In Berlinale Panorama, the documentary AMONG MEN collects memories from the gay community of East Germany, from a time in which walls public and private were still standing.


AMONG MEN – GAY IN EAST GERMANY

On the night of November 9, 1989, the ground-breaking gay film COMING OUT was set to premiere to an East German repressed, homosexual audience, but fatefully, another ground-breaking event occurred that night: the Berlin Wall came down. As co-director Ringo Rösener narrates in his and Markus Stein’s Panorama documentary UNTER MÄNNERN – SCHWUL IN DER DDR (AMONG MEN – GAY IN EAST GERMANY), the gay GDR community was robbed that night of their triumphant COMING OUT.

Now, two decades later, the stories of gay life in a straight socialist state are at risk of being buried six feet under, lost to a generation who can simply Google their way to an understanding of their sexuality. There’s still work to be done, of course, and Rösener and Stein’s noble aim with AMONG MEN is to open up the Iron curtain and closet, shedding light on the past in hopes of empowering the future.

The film is made up of a half-dozen interwoven stories of gay men who lived around the GDR. Now well into their golden years, they reflect – both painfully and proudly – on being considered enemies of the state. In talking heads tradition, each speak of how they first learned of their sexual orientation, and subsequently, how they learned to conceal it – from walking three meters behind their partner in public, to convince even themselves that they were straight in order to retain a sense of normality. As sobering as it sounds, AMONG MEN possesses a surprisingly humorous and light touch, aided considerably by the varying flamboyancy of each interviewee, none of whom are given a titled introduction as if to say these are shared experiences, not individual ones.

As inferred by the film’s title, what’s missing from AMONG MEN is a female voice. With only fleeting references the subject’s mothers and past girlfriends – none of whom are sought for interview – one gets the impression women do not factor into the lives of these men at all. Furthermore, if this was your only purveyor to the plight of homosexuals in East Germany, you mightn’t realise lesbianism in the GDR even existed. It’s an important omission, not only because it results in an inconclusive depiction of gay life under Soviet socialism, but also because the segregation of the stories of gay men from those of gay women is indicative of the inequity the film staunchly opposes.

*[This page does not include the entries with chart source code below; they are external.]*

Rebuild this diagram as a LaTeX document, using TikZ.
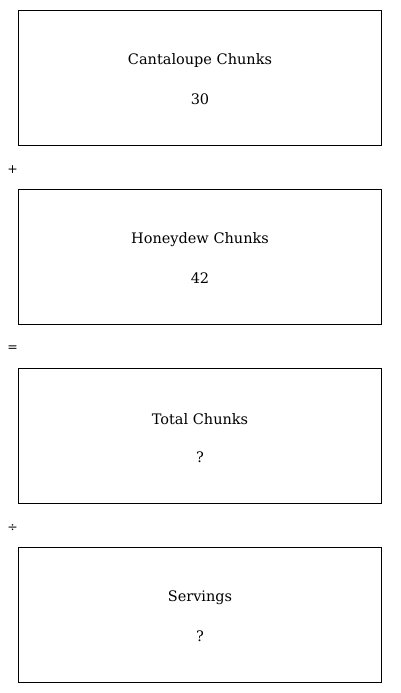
\documentclass[tikz,border=0pt]{standalone}
\usepackage{fontspec}
\setmainfont{DejaVu Serif}
\begin{document}
\begin{tikzpicture}[x=1pt,y=-1pt,
  box/.style={draw=black,line width=0.8pt},
  lbl/.style={font=\fontsize{14.5}{17}\selectfont,inner sep=0pt},
  op/.style={font=\fontsize{12.5}{15}\selectfont,inner sep=0pt}]
\useasboundingbox (0,0) rectangle (400,693);
\foreach \i/\t/\v/\y in {1/Cantaloupe Chunks/30/10, 2/Honeydew Chunks/42/189, 3/Total Chunks/?/368, 4/Servings/?/547}{
  \draw[box] (18.5,\y+0.5) rectangle (381.5,\y+135.5);
  \node[lbl] (t\i) at (200,\y+51) {\t};
  \node[lbl] (v\i) at (200,\y+89.5) {\v};
}
\node[op] (o1) at (12.5,169.5) {+};
\node[op] (o2) at (12.5,348.5) {=};
\node[op] (o3) at (12.5,527.5) {÷};
\end{tikzpicture}
\end{document}
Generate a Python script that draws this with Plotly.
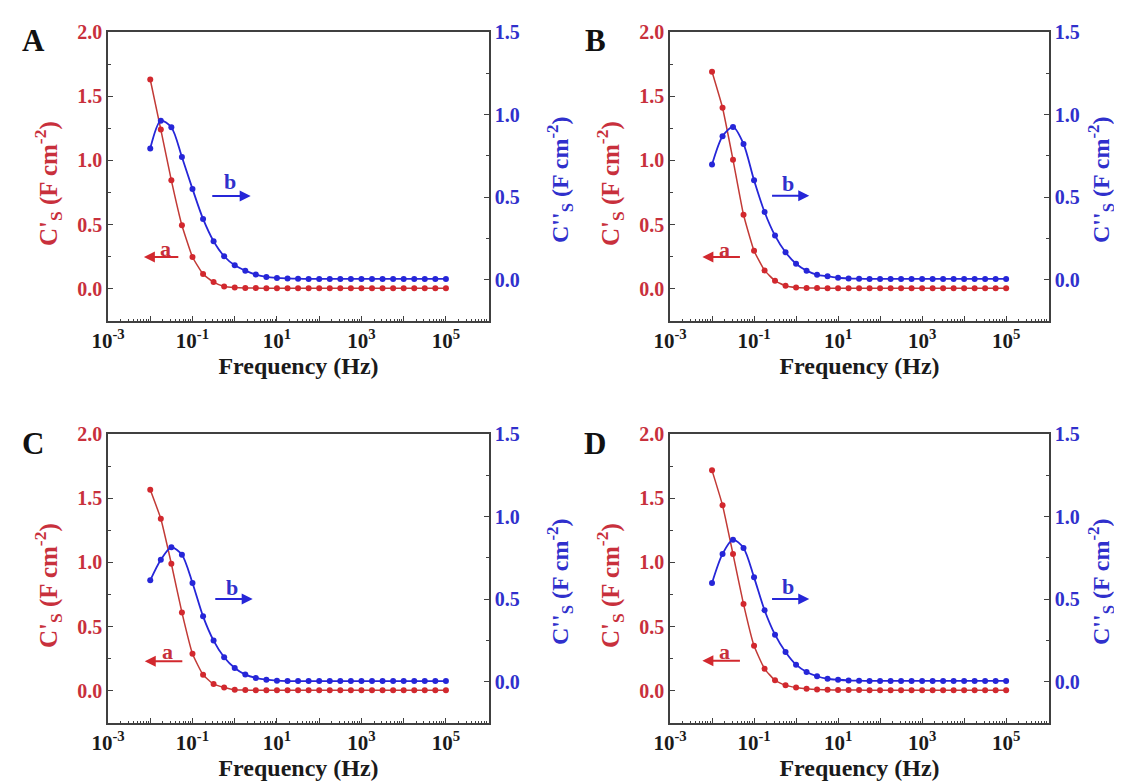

Still, Stein and Rösener have succeeded admirably in giving the male gay community their belated "coming out" in this year’s Panorama section, a programme known for its strong homosexual representation. Triumphantly and tellingly, AMONG MEN closes with one of its subjects taking to the streets of his once resolutely conservative GDR village in wedding drag, an act that would have had him scolded and arrested under socialist rule. Today, however, an onlooker turns his head to observe the spectacle, smiles, and carries on about his day.